Pictures as large and high resolution as those produced by the 65PFL9708S deserve to be joined by a large, high-quality soundstage. And that's exactly what Philips' set delivers.
The most pleasant surprise is that despite the 65PFL9708S being reasonably trim, woofer speakers on its rear manage to churn out much more powerful and refined bass than we're accustomed to hearing from flat TVs. This bass doesn't sound baggy or over-exposed either, thanks to the way the TV's mid-range is wide and open enough to expand down to meet the low-frequency stuff.
At the other end of the audio spectrum the 65PFL9708S delivers involving amounts of treble detail that bring out even the most subtle parts of a good audio mix without sounding harsh or over-dominant.

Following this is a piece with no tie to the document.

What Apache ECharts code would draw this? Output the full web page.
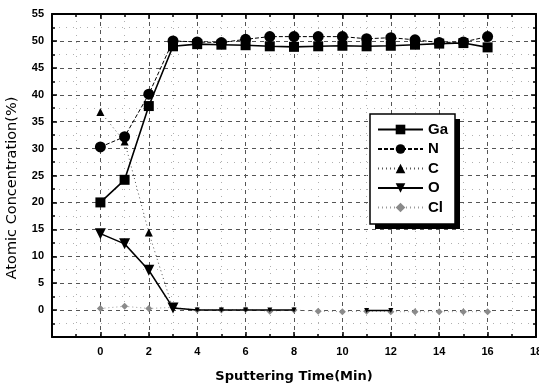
<!DOCTYPE html>
<html>
<head>
<meta charset="utf-8">
<script src="https://cdn.jsdelivr.net/npm/echarts@6/dist/echarts.min.js"></script>
<style>
  html, body { margin: 0; padding: 0; background: #fff; }
  #chart { width: 539px; height: 385px; }
</style>
</head>
<body>
<div id="chart"></div>
<script>
// Sputtering time points (min)
const times = [0, 1, 2, 3, 4, 5, 6, 7, 8, 9, 10, 11, 12, 13, 14, 15, 16];

// Atomic concentrations (%) per element
const ga = [20.0, 24.2, 37.9, 49.0, 49.4, 49.3, 49.2, 49.0, 48.9, 49.0, 49.1, 49.0, 49.1, 49.3, 49.5, 49.6, 48.8];
const n  = [30.3, 32.2, 40.1, 50.0, 49.8, 49.7, 50.3, 50.8, 50.8, 50.8, 50.8, 50.4, 50.6, 50.2, 49.7, 49.8, 50.8];
const c  = [36.8, 31.3, 14.4, 0.2, null, null, null, null, null, null, null, null, null, null, null, null, null];
const o  = [14.2, 12.3, 7.4, 0.4, 0.0, 0.0, 0.0, 0.0, 0.0, null, null, -0.1, -0.1, null, null, null, null];
const cl = [0.3, 0.7, 0.3, 0.5, 0.0, 0.0, 0.1, -0.2, 0.0, -0.2, -0.3, -0.2, -0.3, -0.3, -0.3, -0.3, -0.3];

const xTicks = { min: -2, max: 18, step: 2 };
const yTicks = { min: -5, max: 55, step: 5 };

const xTitle = 'Sputtering Time(Min)';
const yTitle = 'Atomic Concentration(%)';

const FONT = '"Liberation Sans", Arial, sans-serif';
const WIDE_FONT = '"DejaVu Sans", "Liberation Sans", sans-serif';

function pairs(vals) {
  return times.map((t, i) => [t, vals[i]]);
}

const chart = echarts.init(document.getElementById('chart'), null, { renderer: 'canvas' });

const frameLine = { show: true, onZero: false, lineStyle: { color: '#000', width: 2 } };
const majorGrid = { show: true, lineStyle: { color: '#555', width: 1, type: [4, 4] } };
const minorGrid = { show: true, lineStyle: { color: '#b0b0b0', width: 1, type: [1, 6] } };

function xAxisDef(pos, main) {
  return {
    type: 'value', position: pos,
    min: xTicks.min, max: xTicks.max, interval: xTicks.step,
    axisLine: frameLine,
    axisTick: { show: true, inside: true, length: 5, lineStyle: { color: '#000', width: 1.5 } },
    minorTick: { show: true, splitNumber: 2, length: 3, lineStyle: { color: '#000', width: 1.5 } },
    axisLabel: main ? {
      show: true, color: '#000', fontFamily: FONT, fontWeight: 'bold', fontSize: 11, margin: 9,
      formatter: v => (v === xTicks.min ? '' : String(v))
    } : { show: false },
    splitLine: main ? majorGrid : { show: false },
    minorSplitLine: main ? minorGrid : { show: false },
    name: main ? xTitle : '',
    nameLocation: 'middle', nameGap: 33,
    nameTextStyle: { color: '#000', fontFamily: WIDE_FONT, fontWeight: 'bold', fontSize: 13 }
  };
}

function yAxisDef(pos, main) {
  return {
    type: 'value', position: pos,
    min: yTicks.min, max: yTicks.max, interval: yTicks.step,
    axisLine: frameLine,
    axisTick: { show: true, inside: true, length: 5, lineStyle: { color: '#000', width: 1.5 } },
    minorTick: { show: true, splitNumber: 2, length: 3, lineStyle: { color: '#000', width: 1.5 } },
    axisLabel: main ? {
      show: true, color: '#000', fontFamily: FONT, fontWeight: 'bold', fontSize: 11, margin: 8,
      formatter: v => (v === yTicks.min ? '' : String(v))
    } : { show: false },
    splitLine: main ? majorGrid : { show: false },
    minorSplitLine: main ? minorGrid : { show: false }
  };
}

// Legend frame with a solid drop shadow
const legendBox = { x: 370, y: 114, w: 85, h: 110, shadow: 5 };

const option = {
  backgroundColor: '#fff',
  animation: false,
  grid: { left: 52, right: 3, top: 14, bottom: 48, containLabel: false, outerBoundsMode: 'none' },
  xAxis: [xAxisDef('bottom', true), xAxisDef('top', false)],
  yAxis: [yAxisDef('left', true), yAxisDef('right', false)],
  graphic: [
    {
      type: 'text',
      rotation: Math.PI / 2,
      x: 12, y: 188,
      style: {
        text: yTitle, fill: '#000',
        font: '14.5px ' + WIDE_FONT,
        align: 'center', verticalAlign: 'middle'
      }
    },
    {
      type: 'rect', z: 8,
      shape: { x: legendBox.x + legendBox.shadow, y: legendBox.y + legendBox.shadow, width: legendBox.w, height: legendBox.h },
      style: { fill: '#000' }
    },
    {
      type: 'rect', z: 9,
      shape: { x: legendBox.x, y: legendBox.y, width: legendBox.w, height: legendBox.h },
      style: { fill: '#fff', stroke: '#000', lineWidth: 1.5 }
    }
  ],
  legend: {
    orient: 'vertical',
    left: 372, top: 116,
    padding: [6, 7, 5, 5],
    itemWidth: 45, itemHeight: 12, itemGap: 4.5,
    z: 12,
    textStyle: { color: '#000', fontFamily: FONT, fontSize: 15, fontWeight: 'bold' },
    data: ['Ga', 'N', 'C', 'O', 'Cl']
  },
  series: [
    {
      name: 'Cl', type: 'line', data: pairs(cl),
      symbol: 'diamond', symbolSize: 7,
      itemStyle: { color: '#8a8a8a' },
      lineStyle: { color: '#999', width: 1, type: [1, 3] },
      z: 2
    },
    {
      name: 'O', type: 'line', data: pairs(o), connectNulls: false,
      symbol: 'triangle', symbolRotate: 180,
      symbolSize: (v, p) => (p.dataIndex < 4 ? 11 : 5),
      itemStyle: { color: '#000' },
      lineStyle: { color: '#000', width: 1.5 },
      z: 3
    },
    {
      name: 'C', type: 'line', data: pairs(c), connectNulls: false,
      symbol: 'triangle', symbolSize: (v, p) => (p.dataIndex < 3 ? 8 : 0),
      itemStyle: { color: '#000' },
      lineStyle: { color: '#555', width: 1, type: [1, 3] },
      z: 3
    },
    {
      name: 'N', type: 'line', data: pairs(n),
      symbol: 'circle', symbolSize: 11,
      itemStyle: { color: '#000' },
      lineStyle: { color: '#000', width: 1, type: [4, 2] },
      z: 4
    },
    {
      name: 'Ga', type: 'line', data: pairs(ga),
      symbol: 'rect', symbolSize: 10,
      itemStyle: { color: '#000' },
      lineStyle: { color: '#000', width: 1.6 },
      z: 5
    }
  ]
};

chart.setOption(option);
</script>
</body>
</html>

There's still not quite as much overall clarity in the 65PFL9708S's soundstage as you'd hear if the TV sported front-firing speakers like Sony's 65X9005A, but it remains a superior audio effort overall.
This is the 65PFL9708S's trump card. For at £4,500, it's £500 cheaper than any 65-inch 4K rival, and a full grand cheaper than most. This fact is made all the more impressive, moreover, by the fact that it's still an excellent performer with a fulsome feature count.